Snow weighed down the fronds of palm trees in Fort Myers, Florida, while an icy crust formed on the Mississippi River in New Orleans. Nearly three feet of snow buried the nation’s capital, and ice encased steamboats on Lake Michigan. There’s cold—and then there was the Great Arctic Outbreak of February 1899.

The polar vortex delivered an icy slap to every corner of the continental United States, making all other Snowmageddons to follow seem mild by comparison.

The bitter cold first hit the West Coast in the first days of February as temperatures reached lows of 33 degrees Fahrenheit in San Diego and 12 degrees in Seattle. The frigid air then barreled east with freezing temperatures reaching as far south as the Gulf Coast and Florida Panhandle.

State Archives of Florida
A snowball fight on the steps of the Capitol in Tallahassee, Florida in 1899.

On February 11, residents of Fort Logan, Montana, awoke to a temperature of -61 degrees. Wind chills in southern Texas were estimated at -25 to -40 degrees, downright balmy compared to the wind chills approaching -100 degrees on the northern Plains. Between February 11 and February 14, the Great Arctic Outbreak set record low temperatures in Grand Rapids (-24 degrees), Wichita (-22 degrees), Oklahoma City (-17 degrees), Atlanta (-9 degrees), Fort Worth (-8 degrees) and Baton Rouge (2 degrees).

Even in Florida, there was no vacation from the cold.
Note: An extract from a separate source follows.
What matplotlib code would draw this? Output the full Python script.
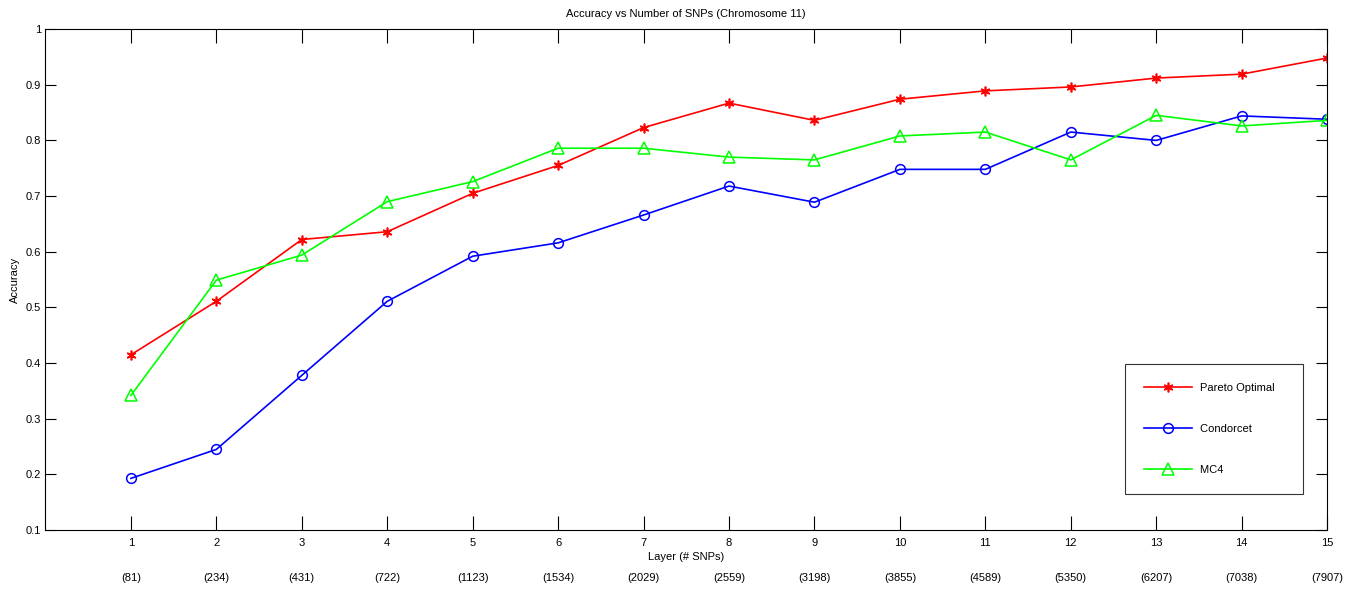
import matplotlib
matplotlib.use("Agg")
import matplotlib.pyplot as plt

plt.rcParams['font.family'] = ['Liberation Sans', 'DejaVu Sans']

layers = list(range(1, 16))
snp_counts = [81, 234, 431, 722, 1123, 1534, 2029, 2559, 3198, 3855, 4589, 5350, 6207, 7038, 7907]

pareto = [0.415, 0.511, 0.622, 0.636, 0.705, 0.755, 0.823, 0.867, 0.836, 0.874, 0.889, 0.896, 0.912, 0.919, 0.948]
condorcet = [0.193, 0.245, 0.378, 0.511, 0.592, 0.616, 0.666, 0.718, 0.689, 0.748, 0.748, 0.815, 0.800, 0.844, 0.838]
mc4 = [0.342, 0.549, 0.594, 0.690, 0.726, 0.786, 0.786, 0.770, 0.765, 0.808, 0.815, 0.765, 0.845, 0.826, 0.836]

fig = plt.figure(figsize=(13.57, 5.93), dpi=100)
ax = fig.add_axes([0.0335, 0.106, 0.9445, 0.845])

# MATLAB-style asterisk, open circle, open triangle
ax.plot(layers, pareto, '-', color='#ff0000', lw=1.2, marker=(6, 2, 0),
        ms=7, mew=1.2, label='Pareto Optimal')
ax.plot(layers, condorcet, '-', color='#0000ff', lw=1.2, marker='o',
        ms=7, mfc='none', mew=1.1, label='Condorcet')
ax.plot(layers, mc4, '-', color='#00ff00', lw=1.2, marker='^',
        ms=8, mfc='none', mew=1.1, label='MC4')

ax.set_xlim(0, 15)
ax.set_ylim(0.1, 1.0)
ax.set_xticks(layers)
ax.set_yticks([0.1, 0.2, 0.3, 0.4, 0.5, 0.6, 0.7, 0.8, 0.9, 1.0])
ax.set_yticklabels(['0.1', '0.2', '0.3', '0.4', '0.5', '0.6', '0.7', '0.8', '0.9', '1'])
ax.tick_params(axis='x', direction='in', length=10, width=0.8, top=True,
               labelsize=8, pad=6)
ax.tick_params(axis='y', direction='in', length=8, width=0.8, right=True,
               labelsize=8, pad=3)
for s in ax.spines.values():
    s.set_linewidth(0.8)

ax.set_title('Accuracy vs Number of SNPs (Chromosome 11)', fontsize=8, pad=9)
ax.set_ylabel('Accuracy', fontsize=8)
ax.yaxis.set_label_coords(-0.020, 0.5)
ax.set_xlabel('Layer (# SNPs)', fontsize=8)
ax.xaxis.set_label_coords(0.5, -0.043)

# second row of x labels: number of SNPs per layer
for x, n in zip(layers, snp_counts):
    ax.text(x, -0.096, '(%d)' % n, transform=ax.get_xaxis_transform(),
            ha='center', va='center', fontsize=8)

leg = ax.legend(loc='lower right', bbox_to_anchor=(0.981, 0.072),
                fontsize=8, frameon=True, fancybox=False, edgecolor='black',
                handlelength=4.3, labelspacing=2.8, borderpad=1.7,
                handletextpad=0.7, borderaxespad=0)
leg.get_frame().set_linewidth(0.8)
for t in leg.get_texts():
    t.set_text(t.get_text() + '   ')

fig.savefig('out.png', dpi=100)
The temperature in Tallahassee fell to an all-time state record of -2 degrees on February 13 as nearly two inches of snow fell from the Panhandle to Jacksonville. Tampa received the first measurable snowfall recorded in the city’s history and trace amounts fell further down the Gulf Coast. Even in tropical Miami, the mercury dipped below freezing as desperate farmers set fires among their orange groves and wrapped their trees for protection from the cold.
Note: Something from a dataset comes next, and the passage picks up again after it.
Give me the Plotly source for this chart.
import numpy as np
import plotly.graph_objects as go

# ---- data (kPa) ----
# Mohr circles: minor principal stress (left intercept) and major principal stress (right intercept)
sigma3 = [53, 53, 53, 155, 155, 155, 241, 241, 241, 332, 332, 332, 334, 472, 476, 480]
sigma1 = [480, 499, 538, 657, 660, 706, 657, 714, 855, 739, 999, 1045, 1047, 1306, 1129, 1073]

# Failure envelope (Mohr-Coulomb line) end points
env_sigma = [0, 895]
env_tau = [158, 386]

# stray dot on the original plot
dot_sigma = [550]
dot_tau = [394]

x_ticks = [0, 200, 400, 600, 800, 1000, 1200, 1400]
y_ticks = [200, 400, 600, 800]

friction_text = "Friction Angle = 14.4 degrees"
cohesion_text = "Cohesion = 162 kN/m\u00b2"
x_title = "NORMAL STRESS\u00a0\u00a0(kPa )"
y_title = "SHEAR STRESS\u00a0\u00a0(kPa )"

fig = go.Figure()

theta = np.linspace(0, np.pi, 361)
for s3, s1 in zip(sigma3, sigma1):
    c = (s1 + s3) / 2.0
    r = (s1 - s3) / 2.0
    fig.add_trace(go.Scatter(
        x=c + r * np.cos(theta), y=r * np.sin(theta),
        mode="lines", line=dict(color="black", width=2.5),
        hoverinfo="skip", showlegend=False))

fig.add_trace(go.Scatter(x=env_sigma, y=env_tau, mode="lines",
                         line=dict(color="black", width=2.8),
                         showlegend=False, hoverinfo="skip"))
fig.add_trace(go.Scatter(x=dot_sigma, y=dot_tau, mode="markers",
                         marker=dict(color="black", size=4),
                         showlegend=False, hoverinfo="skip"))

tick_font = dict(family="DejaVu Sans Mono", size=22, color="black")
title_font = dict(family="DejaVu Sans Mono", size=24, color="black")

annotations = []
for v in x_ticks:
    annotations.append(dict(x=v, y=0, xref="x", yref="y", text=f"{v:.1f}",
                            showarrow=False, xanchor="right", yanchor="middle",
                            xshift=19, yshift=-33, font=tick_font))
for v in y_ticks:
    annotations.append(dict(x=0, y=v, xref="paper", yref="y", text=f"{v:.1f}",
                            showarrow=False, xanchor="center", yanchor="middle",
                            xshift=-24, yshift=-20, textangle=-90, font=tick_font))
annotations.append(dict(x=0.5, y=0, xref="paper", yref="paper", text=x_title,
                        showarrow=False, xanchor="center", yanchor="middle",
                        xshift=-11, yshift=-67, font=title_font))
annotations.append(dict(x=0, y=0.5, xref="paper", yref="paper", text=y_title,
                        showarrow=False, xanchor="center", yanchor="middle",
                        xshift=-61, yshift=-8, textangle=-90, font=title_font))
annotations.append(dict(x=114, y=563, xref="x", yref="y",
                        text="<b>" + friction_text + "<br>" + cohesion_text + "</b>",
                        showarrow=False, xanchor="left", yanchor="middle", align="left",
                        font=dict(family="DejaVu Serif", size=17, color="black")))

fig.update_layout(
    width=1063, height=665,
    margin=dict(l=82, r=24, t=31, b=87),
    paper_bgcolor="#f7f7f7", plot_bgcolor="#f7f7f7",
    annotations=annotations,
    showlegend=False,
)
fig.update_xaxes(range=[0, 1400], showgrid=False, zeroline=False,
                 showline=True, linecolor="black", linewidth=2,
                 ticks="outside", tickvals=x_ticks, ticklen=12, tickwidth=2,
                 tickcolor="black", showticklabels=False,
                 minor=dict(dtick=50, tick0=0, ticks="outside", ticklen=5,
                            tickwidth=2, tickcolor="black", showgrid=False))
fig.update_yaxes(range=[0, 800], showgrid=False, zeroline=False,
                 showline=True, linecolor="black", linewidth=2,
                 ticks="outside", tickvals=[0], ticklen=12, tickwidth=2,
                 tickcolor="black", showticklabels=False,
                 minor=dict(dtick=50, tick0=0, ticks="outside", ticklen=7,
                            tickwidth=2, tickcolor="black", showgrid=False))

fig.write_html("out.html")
After gripping the Atlantic seaboard with chill, the Great Arctic Outbreak lashed it with an epic blizzard that roared up the coastline with hurricane-strength winds. After dumping nearly a foot of snow in the Carolinas, the storm struck Washington, D.C., the day after the mercury hit an all-time low of -15 degrees. Already tucked beneath a thick blanket of snow, the nation’s capital received 21 additional inches. Capitol Hill was buried under 10-foot-high snowdrifts, and “the great marble Capitol looked like a snow palace,” reported the Baltimore Sun.

Nearly three feet of snow fell in Cape May, New Jersey, while 19 inches fell in Philadelphia and 16 in New York City and Boston. In Brooklyn, the bitter temperatures and 36 consecutive hours of snow left mail carriers so frostbitten that the postal service restricted delivery to just one round a day.

No amount of snow, though, could keep the Mardi Gras revelers in New Orleans from making their appointed rounds. The day after temperatures hit an all-time low of 7 degrees and as ice flowed down the Mississippi River into the Gulf of Mexico, the traditional carnival and Rex parade went on as scheduled through the streets of New Orleans.

Valentine’s Day saw the last of the bitter cold, and hearts began to warm along with the temperatures. Days after experiencing record cold, Washington, D.C., saw temperatures hit 61 degrees—a 77-degree swing. By February 22, the three-foot snowpack in the nation’s capital had melted to mere traces.

Even with the warmer temperatures that came in the latter half of the month, February 1899 remains one of the coldest Februarys ever recorded in the United States. The geographic range of the icy temperatures, however, remains historic. 

The Great Arctic Outbreak caused millions of dollars of damage to crops and cooled the economy as barge traffic stalled on the Mississippi River and Great Lakes. Fish and game birds died in large numbers as did livestock that froze to death. There was a human toll as well. The U.S. Weather Bureau reported that between January 29 and February 13, 105 Americans died from avalanches and the freezing temperatures brought on by the Great Arctic Outbreak.